Pfeffer continuou descrevendo Corbyn como “membro pleno de todas as causas da moda na esquerda radical, o que inclui seu inquestionável apoio aos que negam o Holocausto e aos libelistas sangrentos, sempre que sejam pró-palestinos”.
 
Não obstante, o que é mais fascinante nesse artigo não é tanto a descrição de Corbyn, mas sim o modo com que o principal meio informativo mais à esquerda descreve os eleitores do Reino Unido, com absoluto desdém. Na opinião de Pfeffer, os que votaram por Corbyn são uns ignorantes ou desinteressados pela política exterior do seu país.

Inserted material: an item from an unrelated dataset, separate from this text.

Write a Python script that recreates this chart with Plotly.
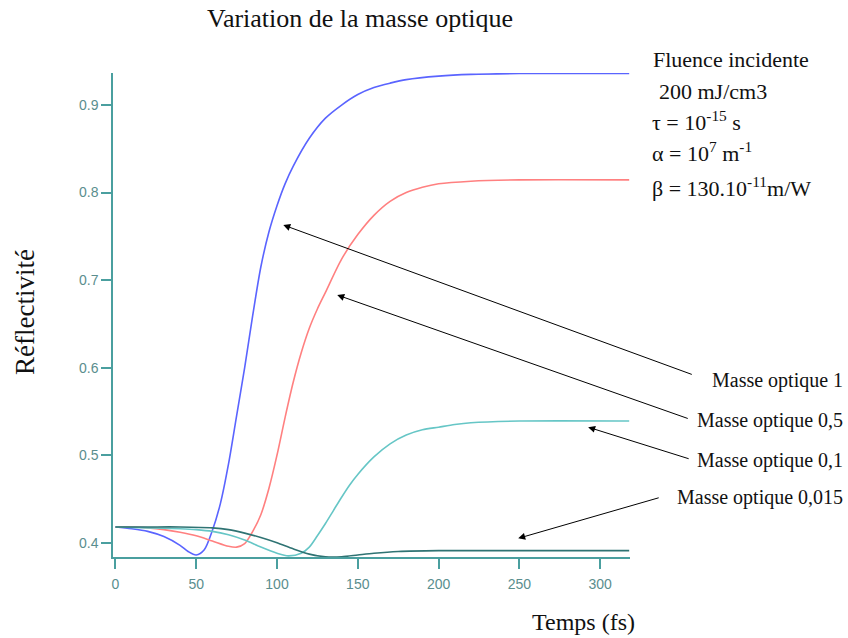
import plotly.graph_objects as go

# ---- data ----
t_blue = [0, 10, 20, 30, 40, 45, 50, 55, 60, 65, 70, 75, 80, 85, 90, 95, 100, 105, 110,
          120, 130, 140, 150, 160, 170, 180, 200, 220, 250, 318]
r_blue = [0.418, 0.416, 0.413, 0.407, 0.397, 0.390, 0.386, 0.392, 0.414, 0.445, 0.490,
          0.545, 0.600, 0.660, 0.715, 0.755, 0.785, 0.810, 0.830, 0.862, 0.885, 0.900,
          0.912, 0.920, 0.925, 0.929, 0.933, 0.935, 0.936, 0.936]

t_red = [0, 10, 20, 30, 40, 50, 60, 70, 75, 80, 85, 90, 95, 100, 105, 110, 115, 120,
         125, 130, 140, 150, 160, 170, 180, 190, 200, 220, 250, 318]
r_red = [0.418, 0.418, 0.417, 0.415, 0.412, 0.408, 0.402, 0.396, 0.395, 0.399, 0.413,
         0.432, 0.462, 0.500, 0.543, 0.583, 0.617, 0.645, 0.667, 0.686, 0.724, 0.752,
         0.774, 0.790, 0.800, 0.806, 0.810, 0.813, 0.8145, 0.8145]

t_cyan = [0, 20, 40, 50, 60, 70, 80, 90, 100, 107, 115, 120, 125, 130, 135, 140, 145,
          150, 160, 170, 180, 190, 200, 210, 220, 250, 318]
r_cyan = [0.418, 0.417, 0.416, 0.415, 0.413, 0.409, 0.403, 0.395, 0.388, 0.385, 0.388,
          0.395, 0.408, 0.422, 0.437, 0.452, 0.466, 0.478, 0.498, 0.513, 0.523, 0.529,
          0.532, 0.535, 0.537, 0.539, 0.539]

t_teal = [0, 20, 40, 60, 70, 80, 90, 100, 110, 120, 130, 140, 150, 160, 175, 200, 318]
r_teal = [0.418, 0.418, 0.418, 0.417, 0.415, 0.411, 0.406, 0.400, 0.393, 0.387, 0.384,
          0.384, 0.386, 0.388, 0.390, 0.391, 0.391]

x_ticks = [0, 50, 100, 150, 200, 250, 300]
y_ticks = [0.4, 0.5, 0.6, 0.7, 0.8, 0.9]

labels = ["Masse optique 1", "Masse optique 0,5", "Masse optique 0,1", "Masse optique 0,015"]

# ---- figure ----
W, H = 848, 638
L, R, T, B = 113, 630, 73, 557


def px(x):
    return (x - L) / (R - L)


def py(y):
    return (B - y) / (B - T)


fig = go.Figure()
series = [
    (t_blue, r_blue, "#5a64ff"),
    (t_red, r_red, "#ff8080"),
    (t_cyan, r_cyan, "#66c6c6"),
    (t_teal, r_teal, "#2f7373"),
]
for tx, ry, col in series:
    fig.add_trace(go.Scatter(x=tx, y=ry, mode="lines",
                             line=dict(color=col, width=1.6, shape="spline", smoothing=0.8),
                             showlegend=False, hoverinfo="skip"))

axis_col = "#4a9f9f"
tick_font = dict(family="Liberation Sans, Arial, sans-serif", size=14, color="#5a8e8e")

fig.update_xaxes(range=[-1.5, 318.5], tickvals=x_ticks, showline=True, linecolor=axis_col,
                 linewidth=1.5, ticks="outside", ticklen=10, tickcolor=axis_col, tickwidth=1.5,
                 showgrid=False, zeroline=False, tickfont=tick_font, ticklabelstandoff=3)
fig.update_yaxes(range=[0.3837, 0.9366], tickvals=y_ticks, tickformat=".1f", showline=True,
                 linecolor=axis_col, linewidth=1.5, ticks="outside", ticklen=10,
                 tickcolor=axis_col, tickwidth=1.5, showgrid=False, zeroline=False,
                 tickfont=tick_font)

serif = "Liberation Serif, Times New Roman, serif"
ann = []
ann.append(dict(text="Variation de la masse optique", x=px(360), y=py(18), xref="paper",
                yref="paper", showarrow=False, font=dict(family=serif, size=26, color="#111"),
                xanchor="center", yanchor="middle"))
ann.append(dict(text="Réflectivité", x=px(25), y=py(312), xref="paper", yref="paper",
                showarrow=False, textangle=-90, font=dict(family=serif, size=27, color="#111"),
                xanchor="center", yanchor="middle"))
ann.append(dict(text="Temps (fs)", x=px(583), y=py(622), xref="paper", yref="paper",
                showarrow=False, font=dict(family=serif, size=24, color="#111"),
                xanchor="center", yanchor="middle"))

info = [
    ("Fluence incidente", 651, 60),
    ("200 mJ/cm3", 657, 91),
    ("τ = 10<sup>-15</sup> s", 650, 121),
    ("α = 10<sup>7</sup> m<sup>-1</sup>", 650, 152),
    ("β = 130.10<sup>-11</sup>m/W", 650, 187),
]
for txt, xx, yy in info:
    ann.append(dict(text=txt, x=px(xx), y=py(yy), xref="paper", yref="paper",
                    showarrow=False, font=dict(family=serif, size=22, color="#111"),
                    xanchor="left", yanchor="middle"))

label_y = [380, 420, 460, 497]
for txt, yy in zip(labels, label_y):
    ann.append(dict(text=txt, x=px(845), y=py(yy), xref="paper", yref="paper",
                    showarrow=False, font=dict(family=serif, size=20, color="#111"),
                    xanchor="right", yanchor="middle"))

# arrows: head at (time, reflectivity), tail offset in pixels
arrows = [
    (103.9, 0.763, 410, 150),
    (137.3, 0.683, 352, 124),
    (292.6, 0.532, 102, 32),
    (249.3, 0.405, 142, -41),
]
for hx, hy, ax, ay in arrows:
    ann.append(dict(x=hx, y=hy, xref="x", yref="y", ax=ax, ay=ay, text="",
                    showarrow=True, arrowhead=2, arrowsize=1.4, arrowwidth=1,
                    arrowcolor="#000"))

fig.update_layout(width=W, height=H, margin=dict(l=L, r=W - R, t=T, b=H - B),
                  plot_bgcolor="white", paper_bgcolor="white", annotations=ann)

fig.write_html("out.html")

Corbyn, proclama ele, “não seria eleito líder trabalhista com a maior votação pessoal na história do partido se não fosse pelo fato de que essas questões simplesmente não interessam para a imensa maioria dos seus seguidores”.
 
A inquietante lógica da análise de Pfeffer sugere que para ser uma figura relevante no cenário mundial é preciso inevitavelmente apoiar um ideário de direita, que um líder não pode ter uma agenda política complexa, desafiar o imperialismo, apoiar os movimentos anticoloniais nem defender uma agenda socialista internacional se quiser ter influência na arena mundial. Também revela, sem querer, que o inimigo mais odiado do sionismo liberal é justamente a esquerda internacionalista, não a direita. E, no entanto, ironicamente, a tentativa de transformar em ilegítimo e ridículo o vocabulário político da esquerda sugere que esta ainda constitui uma ameaça viável.
 
Neve Gordon é autor de “Israel Occupation” e coautor de “The Human Right to Dominate”.